The Suns have Goran Dragic and to some extent P.J. Tucker that can do that, but Dragic is supposed to be the teams star and Tucker is limited.
He is somewhere between a Lee and an Ezeli as a perfect role player that does not hurt you when he is one the court. Butler plays both ends of the floor with vigor and is not a liability for the coaching staff.
Internationally there have been three picks at No. 30 in Joel Freeland (2006), Petteri Koponen (2007), and Christian Eyenga (2009). All three have had not had much semblance of a career in the NBA today.
There has been a run of three years with a senior selected and four in the past five years with Eyenga sliding in-between Giddens and his peers. Eyenga was and still is a player with potential to become a productive player in the NBA, but the same cannot be said for Koponen and Freeland. Up until this season (Freeland came over this year) neither had dressed for an NBA game and the picks were throwaways.
Adding a proven talent that knows their role and value provides in itself some inherent value. These prospects are different than a typical rookie. They are borderline veterans at ages 21, 22, and sometimes older in the increasingly younger NBA game.
The Suns have the 30th pick, but the last pick in the draft in general over the past 20 years has produced some hits and some misses, but with the margin of error on a smaller cliff.
Over the years the likes of Mark Madsen (2000) and Nazr Mohammed (1998) became quality role players with elongated careers as the last pick in the first round. Both won championships and were key producers for their teams, coming out of college as seniors that knew their roles.
Josh Howard (2003), Tony Parker (2001), and Lee have all played in All-Star Games with Parker and Howard leading their teams to the NBA Finals.
Parker is the ultimate example of maximizing value at the end of the first round. He is a multi-time NBA Champion, All-Star, and widely looked at as one of the top point guards in the league today. That is an expectation nobody has with the No. 30 pick. It can be a throw-away as seen in many years.
Even taking a senior here can be seen as a throw-away, but they are the ones that produce.
For every Parker, Lee, Butler, or Howard there are a dozen David Harrison's (2004), Leon Smith's (1999), or Malcolm Mackey's (1993). Suns historians will remember (or maybe not) the 22 game stint of Mackey on the 1993-1994 Suns team that that lost in the Conference Semifinals.
Whether the Suns go with a seasoned college player or an international risk, there will be choices for both in the upcoming draft.
There are three seniors ranked between 20-40 on the NDI Big Board this year in Brandon Paul (SG, Illinois), Richard Howell (PF, N.C. State), and Solomon Hill (F, Arizona) that could be options. In some ways they all fill a need with shooting/scoring (Paul), leadership/rebounding (Howell), and leadership/basketball IQ (Hill) that would be welcome with the value of No. 30.

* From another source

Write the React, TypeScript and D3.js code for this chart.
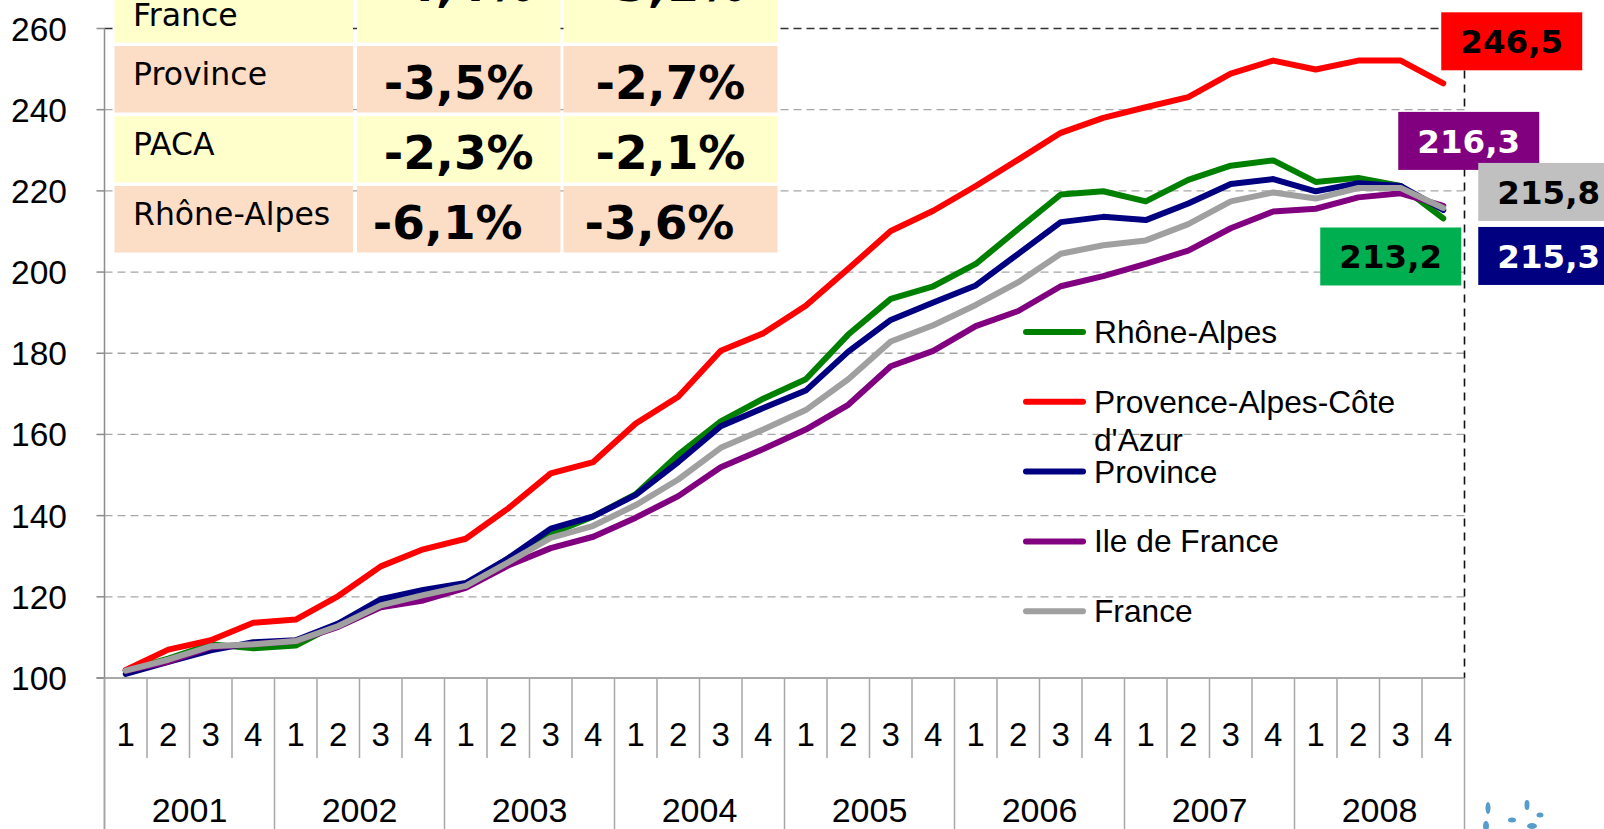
import React from "react";
import * as d3 from "d3";

const W = 1604;
const H = 829;

const years = ["2001", "2002", "2003", "2004", "2005", "2006", "2007", "2008"];
const quarters = ["1", "2", "3", "4"];
const categories = years.flatMap((y) => quarters.map((q) => `${y}-${q}`));

const rhoneAlpes = [101.8, 104.8, 108.3, 107.3, 108, 113.4, 118.4, 121, 122.4, 129.5, 135.5, 139.8, 145.3, 155, 163.2, 168.8, 173.6, 184.6, 193.4, 196.5, 202, 210.6, 219.1, 219.9, 217.4, 222.7, 226.2, 227.5, 222.2, 223.2, 221.2, 213.2];
const paca = [102, 107, 109.3, 113.6, 114.4, 120.2, 127.5, 131.7, 134.3, 141.8, 150.4, 153.2, 162.7, 169.3, 180.6, 184.9, 191.7, 200.8, 210.1, 215.1, 221.2, 227.7, 234.3, 238, 240.6, 243.1, 248.9, 252.1, 249.9, 252.1, 252.1, 246.5];
const province = [101, 104, 106.8, 108.8, 109.3, 113.4, 119.4, 121.7, 123.4, 129.5, 136.8, 139.8, 145.1, 153.2, 162, 166.5, 170.8, 180.4, 188.2, 192.5, 196.7, 204.5, 212.3, 213.6, 212.8, 216.9, 221.7, 222.9, 219.9, 221.9, 221.2, 215.3];
const ileDeFrance = [101.8, 104, 107.6, 108.3, 109.1, 112.6, 117.4, 119.1, 122.2, 127.7, 132, 134.8, 139.5, 144.8, 151.9, 156.4, 161.2, 167.3, 176.8, 180.6, 186.7, 190.4, 196.5, 199, 202, 205.3, 210.8, 214.9, 215.6, 218.4, 219.4, 216.3];
const france = [101.8, 104.5, 107.8, 108.3, 109.1, 112.8, 117.9, 120.4, 122.7, 128.5, 134.5, 137.5, 142.6, 148.9, 156.7, 161.2, 166, 173.6, 182.9, 186.9, 191.9, 197.5, 204.5, 206.6, 207.8, 211.8, 217.4, 219.6, 218.1, 220.7, 220.7, 215.8];

const seriesNames = ["Rhône-Alpes", "Provence-Alpes-Côte d'Azur", "Province", "Ile de France", "France"];
const seriesColors = ["#008000", "#FF0000", "#000080", "#800080", "#A0A0A0"];
const seriesValues = [rhoneAlpes, paca, province, ileDeFrance, france];

const yTicks = [100, 120, 140, 160, 180, 200, 220, 240, 260];

// end-of-series value labels (series index, box colour, text colour, offset from last point)
const endLabelSeries = [1, 3, 4, 0, 2];
const endLabelFill = ["#FF0000", "#800080", "#C0C0C0", "#00B050", "#000080"];
const endLabelText = ["#000000", "#FFFFFF", "#000000", "#000000", "#FFFFFF"];
const endLabelDx = [-2, -45, 35, -123, 35];
const endLabelDy = [-71, -94, -45, 9, 17];

// summary table
const tableLabels = [["Ile de", "France"], ["Province"], ["PACA"], ["Rhône-Alpes"]];
const tableCol1 = ["-4,4%", "-3,5%", "-2,3%", "-6,1%"];
const tableCol2 = ["-3,1%", "-2,7%", "-2,1%", "-3,6%"];
const tableFills = ["#FFFFCC", "#FCDEC7", "#FFFFCC", "#FCDEC7"];
const tableLabelBase = [17, 39, 39, 39];
const tableValueBase = [25, 53, 53, 53];
const tableValueDx = [0, 0, 0, -11];

export default function App() {
  const left = 104.5;
  const right = 1464.5;
  const x = d3.scaleBand<string>().domain(categories).range([left, right]);
  const y = d3.scaleLinear().domain([100, 260]).range([678, 28.5]);
  const bw = x.bandwidth();
  const cx = (i: number) => (x(categories[i]) as number) + bw / 2;

  const line = d3
    .line<number>()
    .x((_, i) => cx(i))
    .y((d) => y(d));

  const boundaries = d3.range(categories.length + 1).map((k) => left + k * bw);

  // table layout
  const colX = [114.5, 357, 563.5];
  const colW = [238.5, 203.5, 214];
  const rowTop0 = -24;
  const rowH = 66.5;
  const rowGap = 3.5;

  const lastI = categories.length - 1;

  return (
    <svg
      width={W}
      height={H}
      style={{ position: "absolute", left: 0, top: 0, background: "#fff" }}
      fontFamily="'Liberation Sans', Arial, sans-serif"
    >
      <rect x={0} y={0} width={W} height={H} fill="#fff" />
      {/* gridlines */}
      {yTicks.filter((t) => t > 100 && t < 260).map((t) => (
        <line key={t} x1={left} x2={right} y1={y(t)} y2={y(t)} stroke="#A6A6A6" strokeWidth={1.3} strokeDasharray="8,5" />
      ))}
      <line x1={left} x2={right} y1={y(260)} y2={y(260)} stroke="#333" strokeWidth={1.3} strokeDasharray="8,5" />
      <line x1={right} x2={right} y1={y(260)} y2={y(100)} stroke="#111" strokeWidth={1.6} strokeDasharray="8,6" />
      {/* y axis */}
      <line x1={left} x2={left} y1={y(260)} y2={H} stroke="#8C8C8C" strokeWidth={1.5} />
      {yTicks.map((t) => (
        <g key={t}>
          <line x1={left - 8} x2={left} y1={y(t)} y2={y(t)} stroke="#8C8C8C" strokeWidth={1.5} />
          <text x={67} y={y(t)} dy="0.36em" textAnchor="end" fontSize={33.5} fill="#000">
            {t}
          </text>
        </g>
      ))}
      {/* x axis */}
      <line x1={left - 8} x2={right} y1={y(100)} y2={y(100)} stroke="#8C8C8C" strokeWidth={1.5} />
      {boundaries.map((bx, k) => (
        <line
          key={k}
          x1={bx}
          x2={bx}
          y1={y(100)}
          y2={k % 4 === 0 ? H : 758}
          stroke="#A6A6A6"
          strokeWidth={1.5}
        />
      ))}
      {categories.map((c, i) => (
        <text key={c} x={cx(i)} y={746} textAnchor="middle" fontSize={33} fill="#000">
          {quarters[i % 4]}
        </text>
      ))}
      {years.map((yr, j) => (
        <text key={yr} x={left + (j * 4 + 2) * bw} y={822} textAnchor="middle" fontSize={34} fill="#000">
          {yr}
        </text>
      ))}
      {/* table */}
      {tableLabels.map((lab, r) => {
        const top = rowTop0 + r * (rowH + rowGap);
        return (
          <g key={r}>
            {colX.map((cxx, c) => (
              <rect key={c} x={cxx} y={top} width={colW[c]} height={rowH} fill={tableFills[r]} />
            ))}
            <text x={133} y={top + tableLabelBase[r]} fontFamily="'DejaVu Sans', Verdana, sans-serif" fontSize={31.5} fill="#000">
              {lab.map((l, li) => (
                <tspan key={li} x={133} dy={li === 0 ? 0 : 33}>
                  {l}
                </tspan>
              ))}
            </text>
            <text x={colX[1] + colW[1] / 2 + tableValueDx[r]} y={top + tableValueBase[r]} textAnchor="middle" fontFamily="'DejaVu Sans', Verdana, sans-serif" fontWeight="bold" fontSize={47} fill="#000">
              {tableCol1[r]}
            </text>
            <text x={colX[2] + colW[2] / 2 + tableValueDx[r]} y={top + tableValueBase[r]} textAnchor="middle" fontFamily="'DejaVu Sans', Verdana, sans-serif" fontWeight="bold" fontSize={47} fill="#000">
              {tableCol2[r]}
            </text>
          </g>
        );
      })}
      {/* series */}
      {seriesValues.map((vals, s) => (
        <path key={s} d={line(vals) as string} fill="none" stroke={seriesColors[s]} strokeWidth={6} strokeLinejoin="round" strokeLinecap="round" />
      ))}
      {/* legend */}
      {seriesNames.map((n, s) => {
        const ly = 332 + s * 69.8;
        const parts = s === 1 ? ["Provence-Alpes-Côte", "d'Azur"] : [n];
        return (
          <g key={n}>
            <line x1={1026} x2={1083} y1={ly} y2={ly} stroke={seriesColors[s]} strokeWidth={6} strokeLinecap="round" />
            <text x={1094} y={ly + 11} fontSize={31.7} fill="#000">
              {parts.map((p, pi) => (
                <tspan key={pi} x={1094} dy={pi === 0 ? 0 : 38}>
                  {p}
                </tspan>
              ))}
            </text>
          </g>
        );
      })}
      {/* end labels */}
      {endLabelSeries.map((si, k) => {
        const v = seriesValues[si][lastI];
        const bx = cx(lastI) + endLabelDx[k];
        const by = y(v) + endLabelDy[k];
        return (
          <g key={k}>
            <rect x={bx} y={by} width={141} height={58} fill={endLabelFill[k]} />
            <text x={bx + 70.5} y={by + 41} textAnchor="middle" fontFamily="'DejaVu Sans', Verdana, sans-serif" fontWeight="bold" fontSize={32.5} fill={endLabelText[k]}>
              {d3.format(".1f")(v).replace(".", ",")}
            </text>
          </g>
        );
      })}
      {/* logo hint */}
      <g fill="#3A8CC4" opacity={0.85}>
        <ellipse cx={1488} cy={808} rx={2.5} ry={6} />
        <ellipse cx={1486} cy={826} rx={3} ry={5} />
        <ellipse cx={1527} cy={805} rx={2.5} ry={5} />
        <ellipse cx={1512} cy={820} rx={4} ry={2.5} />
        <ellipse cx={1540} cy={815} rx={3.5} ry={2.5} />
        <ellipse cx={1532} cy={826} rx={5} ry={3} />
      </g>
    </svg>
  );
}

The internationals that fall in that same ranking window are Dennis Schroder (PG, Germany), Giannis Adetokunbo (SF, Greece), Mouhammadou Jaiteh (F/C, France), Lucas Nogueira (C, Brazil), Livio Jean-Charles (F, France), and Nemanja Nedovic (G, Serbia).
That group has some ultimate risk/reward talents in Schroder, Adetokunbo, and Nedovic. All three could be pedestrian NBA players, but they also have the upside of a Tony Parker type.
With that the Suns can explore the options of taking the calculated risk or an international prospect, a college veteran, or the best player available with the last pick in the first round. All strategies have seen success and shortfalls. The good teams seem to find the success stories.